Friday, September 5, 2014
Magic In The Moonlight (2014)
Running Time: 97 minutes
Director: Woody Allen
Writer: Woody Allen
Cast: Colin Firth, Emma Stone, Marcia Gay Harden, Simon McBurney, Jacki Weaver, Erica Lershen, Eileen Atkins
Magic in the Moonlight has all the cinematic elements one would expect to find in a Woody Allen film, yet the magic promised in the title is not quite present. Allen's latest does give out sparks with it's beautiful panoramic shots, exquisite costume design and entertaining and witty performance by Colin Firth, yet as a whole remains rather unremarkable and forgettable. It's a screenplay filled with the promise of a comical and joyful scenario, but falls into the unfortunate trap of coming across as ridiculous rather than charming.
Stanley Crawford (Colin Firth), an Englishman who's alter ego is the Chinese magician, Wei Ling Soo, makes it his duty and takes great pleasure in exposing frauds who claim to be psychic mediums. Following a tip from his long time friend, Howard Burkan (Simon McBurney), Stanley travels to the Cote d'Azur where a young woman who claims to be a medium is staying with the wealthy Catledge family. When Stanley meets the woman in question, Sophie (Emma Stone), he finds it hard to put a finger on her methods and starts to wonder whether there is really more to this life than what he has always believed.
With it's interesting and seemingly original subject matter, Magic in the Moonlight very much feels like it is Woody Allen's exploration of the Science vs. Spirituality debate. It is unfortunately not a thoroughly executed theme as it is strong to a point, and then starts to lose it's importance drastically towards the end of the film. The lead character of Stanley Crawford makes it clear that he believes everything has an explanation and that there is nothing more to this world than what we see. However, when he meets Sophie and cannot understand her ways, he starts to believe that his beliefs may not have been valid. As the film progresses, there is a great deal of going and back and forwards before the film arrives at an ending which doesn't say anything clear about the point Allen is trying to make. Has Allen just constructed a story around this theme so that his audience can make their own conclusion, or is there a point he is trying to make there which is just unclear?
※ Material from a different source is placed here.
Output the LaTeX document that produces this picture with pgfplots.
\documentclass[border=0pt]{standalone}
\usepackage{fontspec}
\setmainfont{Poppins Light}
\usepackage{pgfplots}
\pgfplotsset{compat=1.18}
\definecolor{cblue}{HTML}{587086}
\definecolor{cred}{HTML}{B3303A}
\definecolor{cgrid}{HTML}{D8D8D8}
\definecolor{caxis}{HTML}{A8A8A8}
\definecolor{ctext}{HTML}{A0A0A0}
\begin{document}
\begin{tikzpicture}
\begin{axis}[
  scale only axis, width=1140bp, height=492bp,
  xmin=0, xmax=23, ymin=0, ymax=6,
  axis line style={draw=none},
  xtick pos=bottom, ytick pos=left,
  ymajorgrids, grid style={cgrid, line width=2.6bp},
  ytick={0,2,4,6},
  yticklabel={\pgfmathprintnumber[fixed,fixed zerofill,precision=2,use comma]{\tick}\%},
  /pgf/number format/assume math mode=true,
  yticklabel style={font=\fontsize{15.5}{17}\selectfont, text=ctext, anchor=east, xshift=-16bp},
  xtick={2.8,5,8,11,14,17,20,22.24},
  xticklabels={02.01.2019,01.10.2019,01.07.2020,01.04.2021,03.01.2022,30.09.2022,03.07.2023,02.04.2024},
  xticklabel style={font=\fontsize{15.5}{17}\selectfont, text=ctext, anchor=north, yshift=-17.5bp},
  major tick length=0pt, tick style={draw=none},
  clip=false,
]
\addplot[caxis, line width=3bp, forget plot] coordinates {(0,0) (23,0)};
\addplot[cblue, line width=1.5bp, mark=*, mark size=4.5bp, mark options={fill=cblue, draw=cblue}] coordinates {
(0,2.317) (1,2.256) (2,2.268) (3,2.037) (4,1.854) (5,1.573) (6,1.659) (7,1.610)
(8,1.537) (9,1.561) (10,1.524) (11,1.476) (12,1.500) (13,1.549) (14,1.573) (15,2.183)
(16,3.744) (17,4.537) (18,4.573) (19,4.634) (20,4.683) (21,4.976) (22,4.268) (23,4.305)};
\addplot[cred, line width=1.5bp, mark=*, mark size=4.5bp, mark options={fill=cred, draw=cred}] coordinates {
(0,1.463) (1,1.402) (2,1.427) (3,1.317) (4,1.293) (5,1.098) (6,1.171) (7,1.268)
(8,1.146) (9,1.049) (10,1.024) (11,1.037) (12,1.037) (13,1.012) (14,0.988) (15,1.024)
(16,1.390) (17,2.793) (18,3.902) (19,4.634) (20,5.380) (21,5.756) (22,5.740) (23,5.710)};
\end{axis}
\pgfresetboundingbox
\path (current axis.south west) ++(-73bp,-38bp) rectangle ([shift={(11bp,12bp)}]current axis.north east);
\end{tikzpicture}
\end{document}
However, without looking into Magic in the Moonlight with too much depth, it is an entertaining and fun piece of work. The dialogue is particularly Allen-esque and wonderfully executed with some very funny moments, particularly by Colin Firth. However, the ending does go off on a tangent to make the finale seem highly unrealistic and quite ridiculous. One might believe that this was an attempt to have an old fashioned, romantic ending to a nostalgic film, but is more mindboggling than anything else. Overall the film is pleasantly nostalgic and visually a treat. Magic in the Moonlight is set in 1928 and the way in which it recreates this time period in the south of France is perfect. The production design is well reminiscent of the 1920's and the costume design is absolutely stunning. The "hot" music that is played when dancing is also perfectly suited to the time period and very fun. The Cote d'Azur is beautifully captured on film with gorgeous panoramic shots of the seaside and mountains.
Colin Firth is the absolute standout of the cast. He has exceptional comedic timing and delivers his witty and sarcastic dialogue so naturally which makes him an absolute joy to watch. Emma Stone does well in her role as Sophie individually, but together Firth and Stone have very little on screen chemistry. Not only do they not visually fit together, but there are no sparks between the two at all and this makes it very hard to believe that one could feel anything romantically for the other.
Magic in the Moonlight is a beautiful nostalgic trip, but it's fun story is not a strongly executed one. Unfortunately, Woody Allen's latest film is one of his more forgettable ones.